Friday, June 20, 2008

Two Utahns among those nabbed in FBI mortgage fraud probe


Only two eh, not quite keeping up with our image as the fraud capital of the country. Federal authorities announced Thursday a sweeping crackdown on mortgage fraud that has led to charges against more than 400 people nationwide, including two Utahns.

The announcement, made by the U.S. Department of Justice and the FBI, involves cases pursued in just the past three months that resulted in an estimated $1 billion in losses.

State Rep. Paul Ray, R-Clinton, who has worked in recent years to pass legislation aimed at reducing mortgage fraud in Utah, applauded the agency's decision to announce the hundreds of cases at once.
"The only way to send a message to the public that there's a chance you're going to get caught is to throw 400 indictments out there at one time," Ray said.

Nationally, those charged under operation "Malicious Mortgage" include a host of people related to the real estate industry, including brokers, borrowers, lenders and even two former Bear Stearns managers in New York, who are the first executives to face criminal charges stemming from the collapse of the subprime mortgage market.

The two Utahns are Jerry C. Huff, 49, of Hurricane, and Bryan D. Conrad, 37, of Salt Lake City. Each was indicted on separate and unrelated charges relating to mortgage fraud.

Authorities say Huff lied to convince a bank to provide him with a $250,000 second mortgage on his home in Moab, a loan on which he has failed
to make payments.

According to the indictment, Huff lied about the condition and value of his home, overstated his income and submitted false documents, such as a fake appraisal, so that his loan would be approved.

The indictment also says Huff submitted copies of personal tax forms as part of his loan application when in reality he hadn't filed tax returns for those years.

Huff faces one count of wire fraud, which carries a maximum penalty of up to 20 years in federal prison; two counts of money laundering, with a potential maximum penalty of 10 years in prison for each count; and two counts of failure to file a tax return, which carries a maximum penalty of one year in prison for each count.

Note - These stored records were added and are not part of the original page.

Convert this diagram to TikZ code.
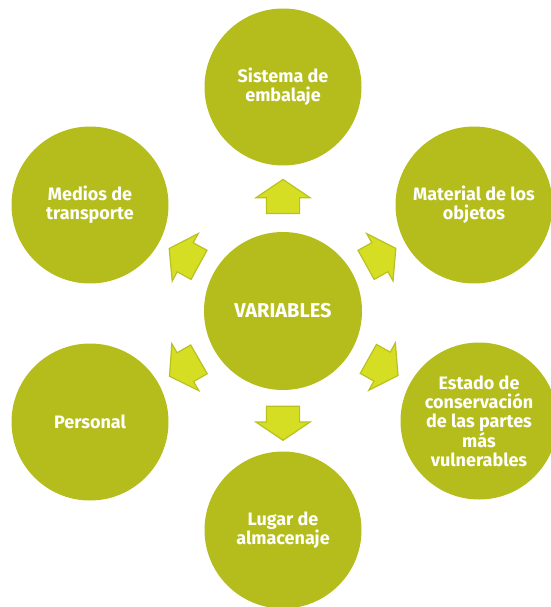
\documentclass[tikz,border=0pt]{standalone}
\usepackage{fontspec}
\setmainfont{Fira Sans}
\usetikzlibrary{positioning,shapes.arrows}

\definecolor{circfill}{HTML}{B5BD1C}
\definecolor{arrfill}{HTML}{D6DE24}
\definecolor{arrline}{HTML}{B9C11F}

\begin{document}
\begin{tikzpicture}[node distance=2cm, on grid,
  var/.style={circle, fill=circfill, minimum size=158pt, inner sep=0pt,
    text=white, font=\bfseries\fontsize{20}{22}\selectfont, align=center},
  topic/.style={circle, fill=circfill, minimum size=157pt, inner sep=0pt,
    text=white, font=\bfseries\fontsize{18}{19}\selectfont, align=center},
  blockarr/.style={single arrow, draw=arrline, fill=arrfill, line width=1.2pt,
    minimum height=34pt, single arrow head extend=10.5pt, single arrow tip angle=112,
    inner xsep=0pt, inner ysep=16pt, sloped, allow upside down}]
  \useasboundingbox (0,0) rectangle (550pt,-607pt);

  \node[var] (vars) at (283pt,-311pt) {VARIABLES};

  \node[topic] (sis) [above=224pt of vars] {Sistema de\\embalaje};
  \node[topic] (mat) [above right=106pt and 191pt of vars] {Material de los\\objetos};
  \node[topic] (est) [below right=110pt and 196pt of vars] {Estado de\\conservación\\de las partes\\más\\vulnerables};
  \node[topic] (lug) [below=219pt of vars] {Lugar de\\almacenaje};
  \node[topic] (per) [below left=111pt and 193pt of vars] {Personal};
  \node[topic] (med) [above left=106pt and 193pt of vars] {Medios de\\transporte};

  \path
  (vars) -- node[blockarr, pos=0.45] {} (sis)
  (vars) -- node[blockarr, pos=0.45] {} (mat)
  (vars) -- node[blockarr, pos=0.45] {} (est)
  (vars) -- node[blockarr, pos=0.45] {} (lug)
  (vars) -- node[blockarr, pos=0.45] {} (per)
  (vars) -- node[blockarr, pos=0.45] {} (med);
\end{tikzpicture}
\end{document}
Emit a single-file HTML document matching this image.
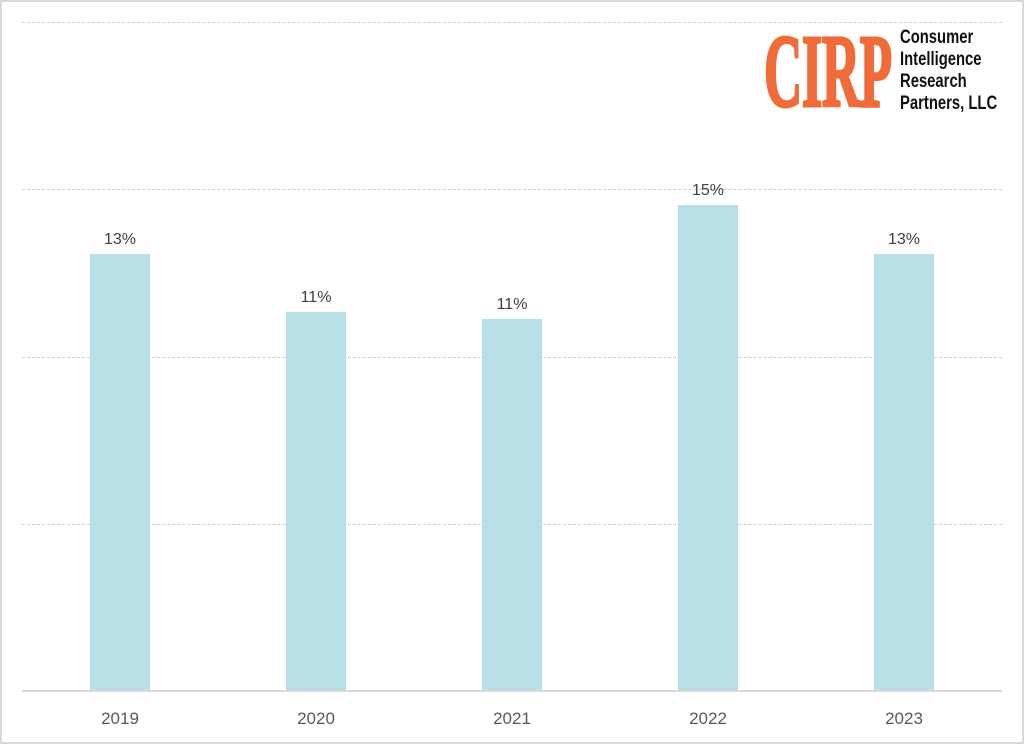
<!DOCTYPE html>
<html><head><style>
html,body{margin:0;padding:0;background:#fff}
#c{position:relative;width:1020px;height:740px;border:2px solid #d9d9d9;font-family:"Liberation Sans",sans-serif;overflow:hidden;background:#fff}
.g{position:absolute;left:20px;width:980px;border-top:1px dashed #d0d0d0;height:0}
.b{position:absolute;width:60px;background:#b7dfe5}
.v{position:absolute;width:100px;text-align:center;font-size:16px;color:#404040}
.y{position:absolute;width:100px;text-align:center;font-size:17px;color:#595959;top:707px}
</style></head><body><div id="c">
<div class="g" style="top:20px"></div>
<div class="g" style="top:187px"></div>
<div class="g" style="top:355px"></div>
<div class="g" style="top:522px"></div>
<div style="position:absolute;left:20px;width:980px;top:688px;border-top:2px solid #d9d9d9"></div>
<div style="position:absolute;left:760px;top:25px;width:240px;height:90px;background:#fff"></div>
<div style="position:absolute;left:762px;top:18px;font-family:'Liberation Serif',serif;font-weight:bold;font-size:104px;line-height:104px;color:#ef6c3a;-webkit-text-stroke:3px #ef6c3a;transform:scaleX(0.51);transform-origin:left top;letter-spacing:-1px">CIRP</div>
<div style="position:absolute;left:898px;top:25px;font-weight:bold;font-size:19px;line-height:22px;color:#111;transform:scaleX(0.78);transform-origin:left top;white-space:nowrap">Consumer<br>Intelligence<br>Research<br>Partners, LLC</div>
<div class="b" style="left:88px;top:252px;height:436px"></div>
<div class="b" style="left:284px;top:310px;height:378px"></div>
<div class="b" style="left:480px;top:317px;height:371px"></div>
<div class="b" style="left:676px;top:203px;height:485px"></div>
<div class="b" style="left:872px;top:252px;height:436px"></div>
<div class="v" style="left:68px;top:229px">13%</div>
<div class="v" style="left:264px;top:287px">11%</div>
<div class="v" style="left:460px;top:294px">11%</div>
<div class="v" style="left:656px;top:180px">15%</div>
<div class="v" style="left:852px;top:229px">13%</div>
<div class="y" style="left:68px">2019</div>
<div class="y" style="left:264px">2020</div>
<div class="y" style="left:460px">2021</div>
<div class="y" style="left:656px">2022</div>
<div class="y" style="left:852px">2023</div>
</div></body></html>
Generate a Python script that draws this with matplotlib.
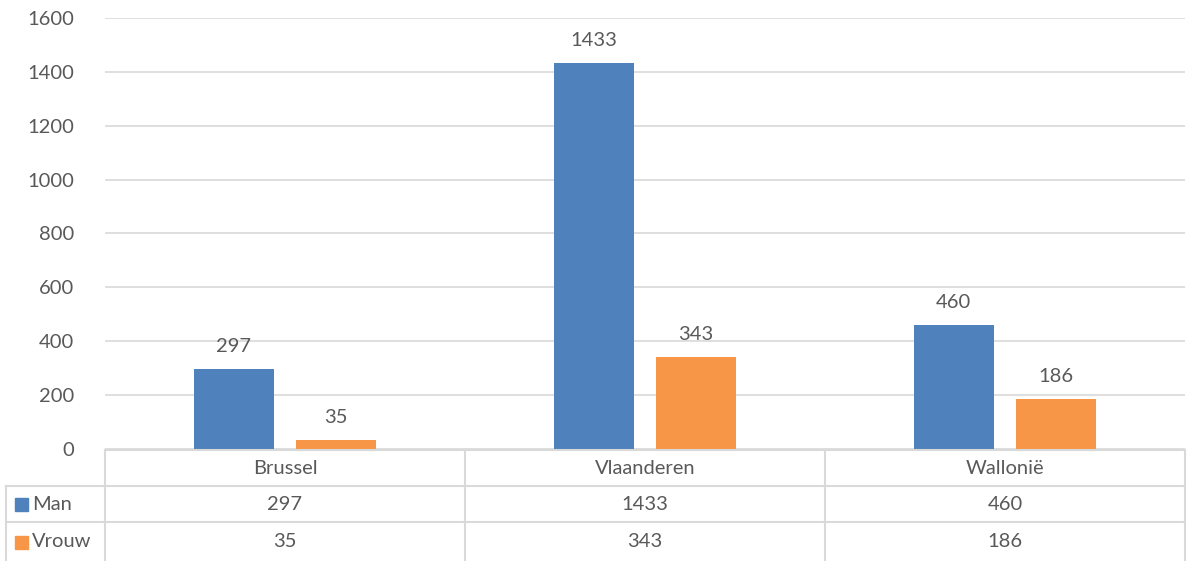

According to the indictment, Conrad used false identities to apply for loans. He faces two counts of bank fraud, which carries a potential penalty of up to 30 years in federal prison for each count in addition to a $1 million fine. He also faces charges of aggravated identity theft, which has a two-year mandatory minimum sentence.

Nationally, banks reported nearly 53,000 cases of suspected mortgage fraud last year, up from more than 37,000 a year earlier and about 10 times the level of reports in 2001 and 2002, according to the Treasury Department's Financial Crimes Enforcement Network.

The most common type of mortgage fraud was inflating income or assets to qualify for a loan, followed by forging documents, inflating appraisals and misrepresenting a buyer's intent to occupy a property as a primary residence. Loans based on primary residences are looked at more favorably by lenders.

Utah is ranked fifth nationally in loans showing signs of fraud or misrepresentation on a per-capita basis, based on 2007 data analyzed by the Mortgage Asset Research Institute, an affiliate of information provider ChoicePoint.
Ray said Utah needs more people to investigate and prosecute such crimes.
"This is such a big problem, we don't have enough people to deal with all of it," he said.